Kamis 30 Apr 2015 11:16 WIB

Muslim Thailand Menuju Jalan Kebebasan (3-habis)

Rep: c 08/ Red: Indah Wulandari
Para pelajar Muslim Thailand
Foto: thestar
Para pelajar Muslim Thailand

REPUBLIKA.CO.ID,Setelah konflik berkepanjangan yang sudah mengakar ratusan tahun, membuat sejumlah kalangan pemuda terpelajar dan mahasiswa Islam Thailand gusar dan mendesak kedua belah pihak untuk segera menyelesaikan persoalan.

Hal itu dilakukan agar perbedaan agama dan budaya tidak lagi menjadi persoalan di Thailand. Para mahasiswa aktif menggelar pertemuan untuk membahas ide-ide mereka dalam rangka merentangkan tali perdamaian antara pihak pemerintah dengan kaum Muslim Melayu yang berada di  selatan.

Reuters mewawancarai seorang mahasiswa Muslim Thailand yang menjelaskan bahwa mereka kerap melakukan pertemuan di sebuah universitas yang ada di wilayah selatan, yaitu di Provinsi Pattani.

Pertemuan ini kerap digelar usai pemerintah menandatangani kesepakatan dengan kelompok Barisan Revolusi Nasional (BRN) pada Februari 2013 lalu. Mahasiswa menyadari adanya celah damai yang dapat diupayakan bila semua pihak mau melakukan dialog dengan intensif dan mau menghargai perbedaan satu sama lain.

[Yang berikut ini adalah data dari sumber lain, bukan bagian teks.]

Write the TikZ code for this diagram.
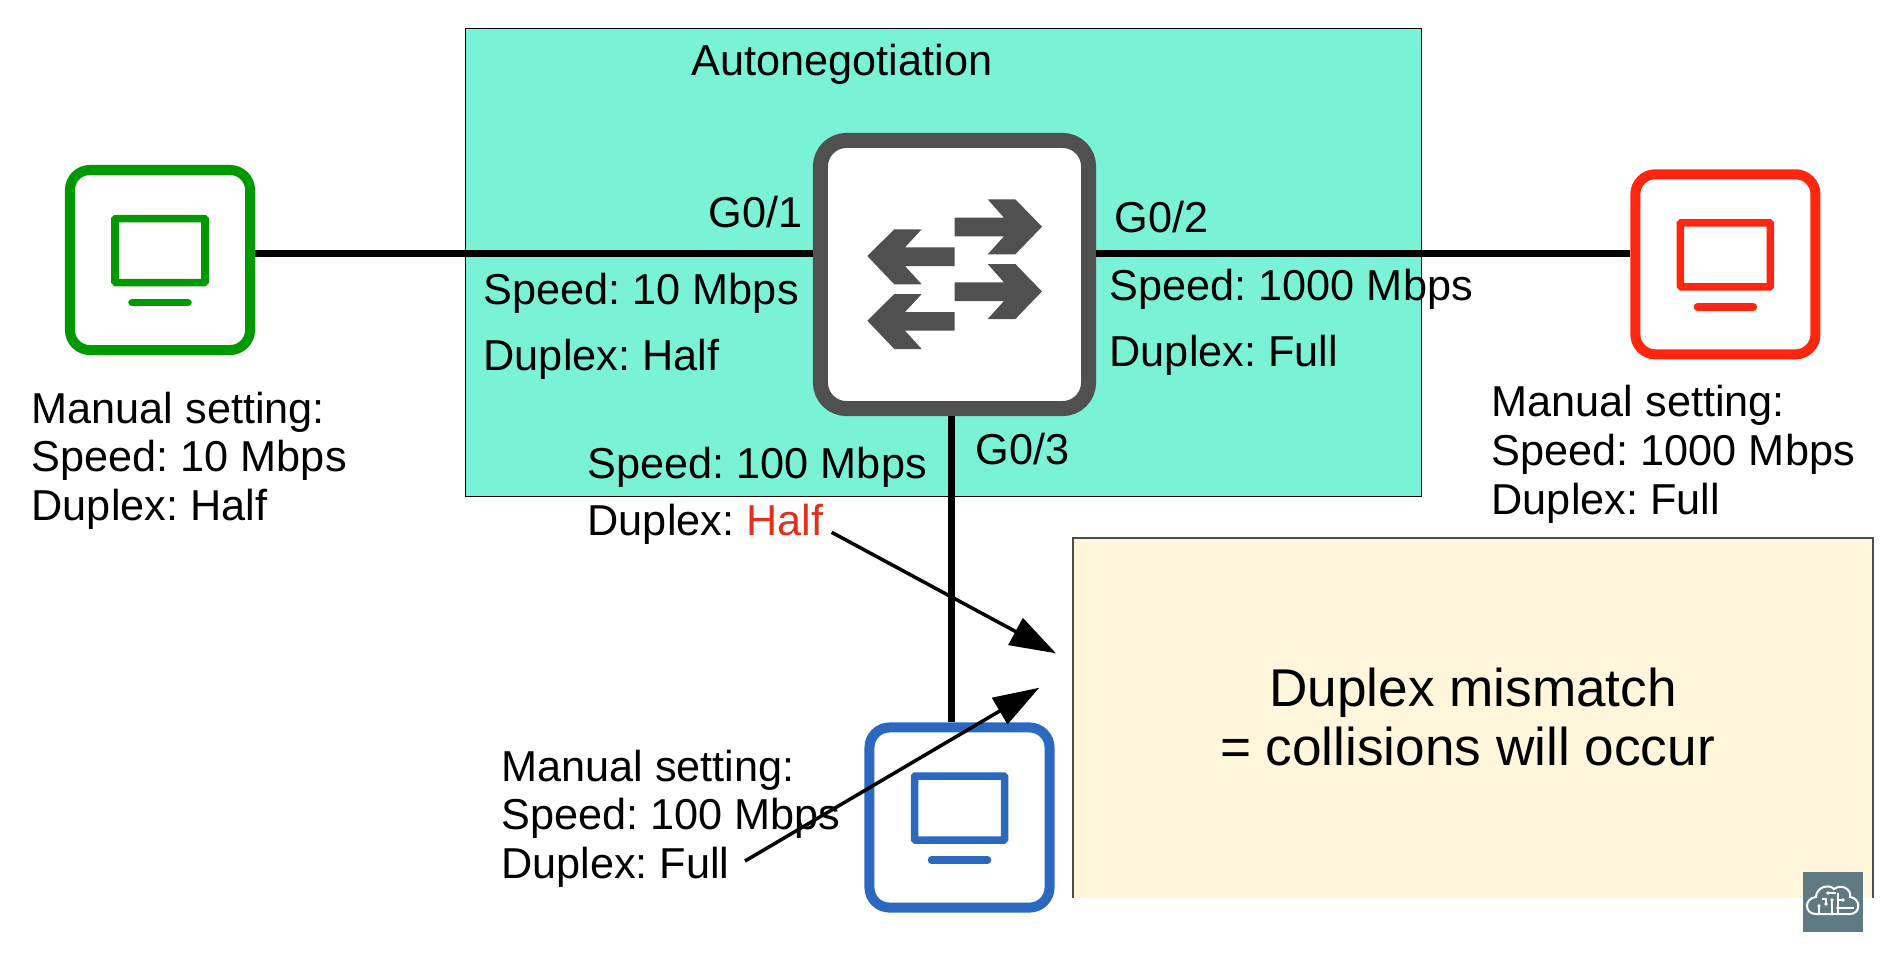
\documentclass[tikz,border=0pt]{standalone}
\usepackage{fontspec}
\setmainfont{Liberation Sans}
\usetikzlibrary{arrows.meta}
\definecolor{autoback}{HTML}{7AF2D6}
\definecolor{noteback}{HTML}{FFF6DC}
\definecolor{swgray}{HTML}{505050}
\definecolor{hostgreen}{HTML}{009900}
\definecolor{hostred}{HTML}{FF2610}
\definecolor{hostblue}{HTML}{2B68BF}
\definecolor{halfred}{HTML}{E0301E}
\definecolor{logoback}{HTML}{5F7A82}
\frenchspacing
\tikzset{
    label/.style={inner sep=0pt, anchor=base west, font=\fontsize{12.3}{13.7}\selectfont},
    block/.style={inner sep=0pt, anchor=north west, align=left, font=\fontsize{12.3}{13.9}\selectfont},
    note/.style={inner sep=0pt, anchor=base, font=\fontsize{15.12}{16.8}\selectfont},
    host/.style={draw=#1, fill=white, line width=0.1cm, rounded corners=0.2cm, minimum size=1.8cm, inner sep=0pt},
    link/.style={line width=0.065cm},
    pointer/.style={line width=0.035cm, -{Triangle[length=0.46cm, width=0.3cm]}},
}

\begin{document}
\begin{tikzpicture}[x=0.01cm, y=-0.01cm]
    \useasboundingbox (0, 0) rectangle (1884, 953);

    \coordinate (linkH) at (0, 253.3);
    \coordinate (linkV) at (951.7, 0);
    \coordinate (halfEnd) at (831.7, 532.3);
    \coordinate (fullEnd) at (745, 861);
    \coordinate (noteA) at (1056, 653.3);
    \coordinate (noteB) at (1039.3, 687.7);

    \fill[autoback] (465, 28) rectangle (1421.5, 496);
    \draw[line width=0.01cm] (465, 28) rectangle (1421.5, 496);

    \fill[noteback] (1073, 538) rectangle (1873, 897.5);
    \draw[line width=0.012cm, black!70] (1073, 897.5) -- (1073, 538) -- (1873, 538) -- (1873, 897.5);

    \node[host=hostgreen] (hostL) at (160, 260) {};
    \node[host=hostred] (hostR) at (1725.4, 264.3) {};
    \node[host=hostblue] (hostD) at (959.5, 817.5) {};
    \node[draw=swgray, fill=white, line width=0.15cm, rounded corners=0.26cm, minimum size=2.68cm, inner sep=0pt] (switch) at (954.5, 274.5) {};

    \draw[link] (hostL.east |- linkH) -- (switch.west |- linkH);
    \draw[link] (switch.east |- linkH) -- (hostR.west |- linkH);
    \draw[link] (switch.south -| linkV) -- (hostD.north -| linkV);

    % monitors
    \foreach \h/\c in {hostL/hostgreen, hostR/hostred, hostD/hostblue} {
        \draw[\c, line width=0.075cm, rounded corners=0.01cm] ([shift={(-45, -41.5)}]\h.center) rectangle ([shift={(45, 22.5)}]\h.center);
        \draw[\c, line width=0.075cm, line cap=round] ([shift={(-28, 42.7)}]\h.center) -- ([shift={(28, 42.7)}]\h.center);
    }

    % switch arrows
    \foreach \s in {0, 64.7} {
        \fill[swgray, yshift=-\s*0.01cm] (954.7, 217.7) -- (1004, 217.7) -- (987.7, 199.3) -- (1015.3, 199.3) -- (1042, 226.7) -- (1015.3, 254.3) -- (987.7, 254.3) -- (1004, 236.3) -- (954.7, 236.3) -- cycle;
        \fill[swgray, yshift=-\s*0.01cm] (954.7, 247.3) -- (905, 247.3) -- (921.7, 229.3) -- (894.3, 229.3) -- (867.3, 256) -- (894.3, 284.3) -- (921.7, 284.3) -- (905, 266) -- (954.7, 266) -- cycle;
    }

    \node[label] (autoneg) at (691, 75) {Autonegotiation};
    \node[label] (portA) at (708, 227) {G0/1};
    \node[label] (portB) at (1114, 232) {G0/2};
    \node[label] (portC) at (975, 464) {G0/3};

    \node[label] (speedA) at (483, 304.5) {Speed: 10 Mbps};
    \node[label] (duplexA) at (483, 370.5) {Duplex: Half};
    \node[label] (speedB) at (1109, 300.5) {Speed: 1000 Mbps};
    \node[label] (duplexB) at (1109, 366.5) {Duplex: Full};
    \node[label] (speedC) at (587, 478.5) {Speed: 100 Mbps};
    \node[label] (duplexC) at (587, 535.5) {Duplex: \textcolor{halfred}{Half}};

    \node[block] (manualL) at (31, 391) {Manual setting:\\Speed: 10 Mbps\\Duplex: Half};
    \node[block] (manualR) at (1491, 384.5) {Manual setting:\\Speed: 1000 Mbps\\Duplex: Full};
    \node[block] (manualD) at (500.5, 749) {Manual setting:\\Speed: 100 Mbps\\Duplex: Full};

    \node[note] (mismatchA) at (1473, 706.5) {Duplex mismatch};
    \node[note] (mismatchB) at (1467.5, 765.5) {= collisions will occur};

    \draw[pointer] (halfEnd) -- (noteA);
    \draw[pointer] (fullEnd) -- (noteB);

    % logo
    \fill[logoback] (1803, 872) rectangle (1862.7, 931.7);
    \draw[white, line width=0.02cm] (1816, 914) .. controls (1804, 914) and (1804, 898) .. (1816, 897) .. controls (1816, 888) and (1828, 883) .. (1834, 889) .. controls (1842, 883) and (1852, 890) .. (1850, 897) .. controls (1861, 898) and (1861, 914) .. (1850, 914) -- cycle;
    \draw[white, line width=0.015cm] (1819, 914) -- (1819, 906) (1832, 914) -- (1832, 900) (1838, 908) -- (1854, 908) (1838, 914) -- (1838, 893) (1838, 900) -- (1843, 900) (1826, 904) -- (1826, 899) -- (1822, 899) (1828, 893) -- (1836, 893);
    \fill[white] (1819, 906) circle (1.8) (1832, 900) circle (1.8) (1838, 908) circle (1.8) (1843, 900) circle (1.8) (1826, 904) circle (1.8) (1828, 893) circle (1.8);
\end{tikzpicture}
\end{document}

Mereka sadar bahwa cara untuk meredam konflik adalah dengan mengintegrasikan dua keinginan yang berbeda dari pemerintah dan kelompok Muslim Melayu.

Ide-ide mahasiswa ini pun diamini oleh Wali Kota Yala Pongsak Yingcharoen. Pongsak yang berbicara atas nama warganya mengatakan, bahwa rakyat Thailand sangat tidak menyukai konflik yang berujung kepada aksi kekerasan.

“Warga lokal berharap kekerasan tak terjadi selama proses pembicaraan berlangsung. mereka berusaha warga memahami supaya proses perdamaian ini segera terwujud,” kata Pongsak.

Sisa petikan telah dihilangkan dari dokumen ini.